The first is that 20.9% is an average at the maximum dose over 72 weeks. Plenty of people lose less, some lose more, and the average includes people who tolerated a dose you might not. The second is that these are chronic treatments. Trial data and clinical experience both show that weight tends to return when the medication stops, which is the uncomfortable arithmetic behind every "from £109" headline. We've written about what happens when you stop taking Mounjaro. Read it before you start, not after.
One more thing about eligibility, because it trips people up. The licensed criteria and the NHS criteria are not the same thing. Mounjaro's licence covers weight management in adults with a BMI of 30 or more, or 27 and above with a weight-related condition such as high blood pressure, sleep apnoea or prediabetes. NHS funding, as above, currently starts at a BMI of 35 plus four qualifying conditions. That gap, between who the medicine is licensed for and who the NHS can afford to treat, is the entire private market in one sentence. It's also why a private provider can legitimately prescribe to someone the NHS has turned away.
Side effects are common and mostly manageable. Per the Mounjaro SmPC, around a quarter to a third of people in the weight-management trials reported nausea, and roughly a fifth reported diarrhoea, with symptoms concentrated in the dose-escalation period and easing over time. There's a specific warning many people miss entirely: if you take an oral contraceptive pill, you're advised to add a barrier method or switch to a non-oral method for four weeks when you start tirzepatide and for four weeks after each dose increase.
Our fuller guides cover Mounjaro side effects, the dosing schedule and how Mounjaro compares with Wegovy.

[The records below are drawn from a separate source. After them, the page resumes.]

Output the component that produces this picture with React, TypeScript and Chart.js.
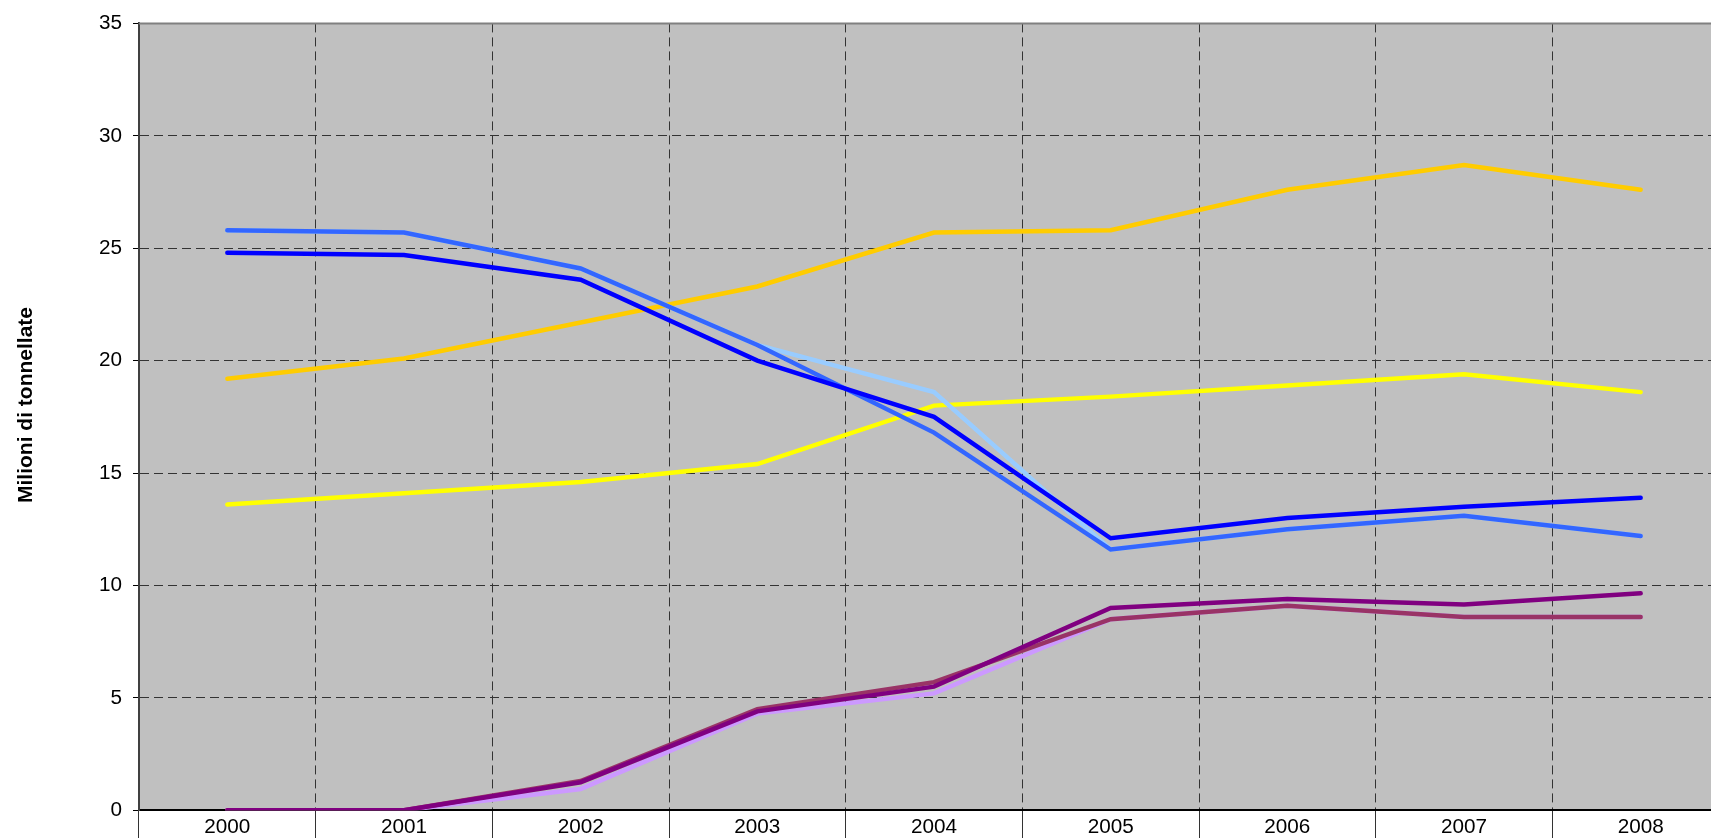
import React, { useEffect, useRef } from 'react';
import { Chart, registerables } from 'chart.js';

Chart.register(...registerables);

const years = ['2000', '2001', '2002', '2003', '2004', '2005', '2006', '2007', '2008'];

const seriesOrange = [19.2, 20.1, 21.7, 23.3, 25.7, 25.8, 27.6, 28.7, 27.6];
const seriesYellow = [13.6, 14.1, 14.6, 15.4, 18.0, 18.4, 18.9, 19.4, 18.6];
const seriesMediumBlue = [25.8, 25.7, 24.1, 20.7, 16.8, 11.6, 12.5, 13.1, 12.2];
const seriesDarkBlue = [24.8, 24.7, 23.6, 20.0, 17.5, 12.1, 13.0, 13.5, 13.9];
const seriesLightBlue = [25.8, 25.7, 24.1, 20.7, 18.6, 11.6, 12.5, 13.1, 12.2];
const seriesPurple = [0, 0, 1.25, 4.4, 5.5, 9.0, 9.4, 9.15, 9.65];
const seriesMaroon = [0, 0, 1.3, 4.5, 5.7, 8.5, 9.1, 8.6, 8.6];
const seriesLavender = [0, 0, 0.95, 4.3, 5.2, 8.5, 9.1, 8.6, 8.6];

const yMin = 0;
const yMax = 35;
const yStep = 5;
const yTitle = 'Milioni di tonnellate';

const FONT = "'Liberation Sans', Arial, Helvetica, sans-serif";

const plotBackground = {
  id: 'plotBackground',
  beforeDraw(chart: any) {
    const { ctx, chartArea: a } = chart;
    ctx.save();
    ctx.fillStyle = '#C0C0C0';
    ctx.fillRect(a.left, a.top, a.right - a.left, a.bottom - a.top);
    ctx.restore();
  },
  afterDraw(chart: any) {
    const { ctx, chartArea: a } = chart;
    ctx.save();
    ctx.strokeStyle = '#808080';
    ctx.lineWidth = 2;
    ctx.beginPath();
    ctx.moveTo(a.left, a.top);
    ctx.lineTo(a.right, a.top);
    ctx.stroke();
    ctx.restore();
    // y-axis title (Excel places it slightly above the plot centre)
    ctx.save();
    ctx.translate(25.8, 405);
    ctx.rotate(-Math.PI / 2);
    ctx.fillStyle = '#000000';
    ctx.font = `bold 21px ${FONT}`;
    ctx.textAlign = 'center';
    ctx.textBaseline = 'middle';
    ctx.fillText(yTitle, 0, 0);
    ctx.restore();
  },
};

function line(label: string, data: number[], color: string, order: number) {
  return {
    label,
    data,
    borderColor: color,
    backgroundColor: color,
    borderWidth: 4.5,
    pointRadius: 0,
    pointHoverRadius: 0,
    tension: 0,
    fill: false,
    borderCapStyle: 'round' as const,
    borderJoinStyle: 'miter' as const,
    order,
  };
}

export default function App() {
  const canvasRef = useRef<HTMLCanvasElement | null>(null);

  useEffect(() => {
    if (!canvasRef.current) return;
    const chart = new Chart(canvasRef.current, {
      type: 'line',
      data: {
        labels: years,
        datasets: [
          line('Serie 1', seriesDarkBlue, '#0000FF', 0),
          line('Serie 2', seriesMediumBlue, '#3366FF', 1),
          line('Serie 3', seriesLightBlue, '#99CCFF', 2),
          line('Serie 4', seriesPurple, '#800080', 3),
          line('Serie 5', seriesMaroon, '#993366', 4),
          line('Serie 6', seriesLavender, '#CC99FF', 5),
          line('Serie 7', seriesYellow, '#FFFF00', 6),
          line('Serie 8', seriesOrange, '#FFCC00', 7),
        ],
      },
      options: {
        animation: false,
        responsive: true,
        maintainAspectRatio: false,
        layout: { padding: { left: 0, top: 22, right: 0, bottom: 0 } },
        plugins: {
          legend: { display: false },
          tooltip: { enabled: false },
        },
        scales: {
          x: {
            type: 'category',
            offset: true,
            grid: {
              offset: true,
              color: '#333333',
              lineWidth: 1,
              drawTicks: true,
              tickLength: 28,
              tickColor: '#333333',
              tickBorderDash: [],
            },
            border: { display: true, color: '#000000', width: 2, dash: [9, 5] },
            ticks: {
              color: '#000000',
              font: { family: FONT, size: 20.7 },
              padding: -23,
              maxRotation: 0,
              autoSkip: false,
            },
            afterFit(scale: any) {
              scale.height = 27.7;
            },
          },
          y: {
            type: 'linear',
            min: yMin,
            max: yMax,
            ticks: {
              stepSize: yStep,
              color: '#000000',
              font: { family: FONT, size: 20.7 },
              padding: 11,
            },
            grid: {
              color: '#333333',
              lineWidth: 1,
              tickLength: 6,
              tickColor: '#000000',
              tickBorderDash: [],
            },
            border: { display: true, color: '#404040', width: 2, dash: [9, 5] },
            title: { display: false },
            afterFit(scale: any) {
              scale.width = 139;
            },
          },
        },
      },
      plugins: [plotBackground],
    });
    return () => chart.destroy();
  }, []);

  return (
    <div
      style={{
        position: 'fixed',
        left: 0,
        top: 0,
        width: '1711px',
        height: '838px',
        overflow: 'hidden',
        background: '#FFFFFF',
      }}
    >
      <div style={{ position: 'relative', width: '1729px', height: '838px' }}>
        <canvas ref={canvasRef} />
      </div>
    </div>
  );
}
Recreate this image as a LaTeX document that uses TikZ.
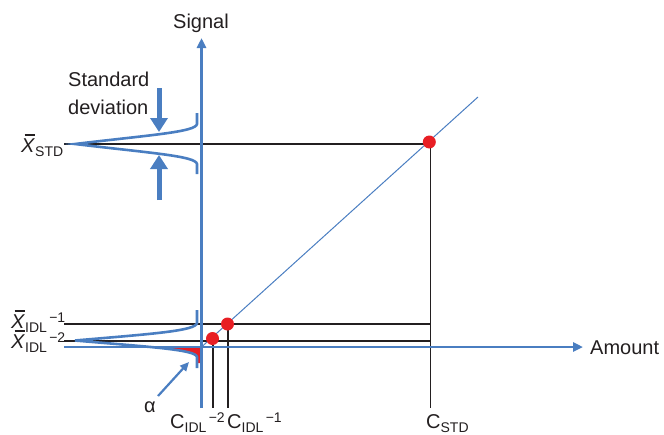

Who CheqUp suits, and who it doesn't
Every provider in this market has a shape. CheqUp's is fairly clear once you look past the advertising.
It suits you if you want the human element. The included coaching is not a gimmick, and if you know from experience that you do better with someone checking in on you, that's worth paying for. It also suits people who like the tidiness of a subscription: the medication arrives, the dose gets reviewed, you don't have to think about reordering.
It suits you less well if you're optimising hard on price. £169 is a reasonable mid-market price for Mounjaro, but it isn't the cheapest in the UK, and if you're going to be on this for a year, the difference between providers compounds. It also suits you less well if you dislike subscriptions on principle, or if you know you're the sort of person who forgets to cancel things.
And it won't suit you at all if you're hoping the medication does the work on its own. It doesn't. It quietens the food noise and makes a calorie deficit feel possible instead of punishing, which for many people is the thing that has been missing. The rest is still yours to do.
How to judge any provider, including this one
Four questions cut through most of the marketing.
What does the dose I'll actually be on cost, not the starting dose? Who reviews my prescription, and can I reach a clinician when something goes wrong at 9pm on a Sunday? How do I cancel, and by when? And is the provider registered with the CQC and dispensing from a GPhC-registered pharmacy?
If a provider answers all four plainly, you're in reasonable hands. If any answer requires digging, take that as information. Our overview of weight loss medication in the UK walks through the options if you want to widen the search first.
The bottom line
CheqUp is a legitimate, CQC-registered private provider with useful built-in coaching, mid-market pricing, and a 2025 ASA ruling it has since acted on. A reasonable option, then, but not an obvious bargain. Whichever provider you choose, check the price of the dose you'll end up on, understand how cancellation works, and tell your GP you're taking it.
This article is for informational purposes only and does not constitute medical advice. Always consult with a qualified healthcare professional before starting any treatment.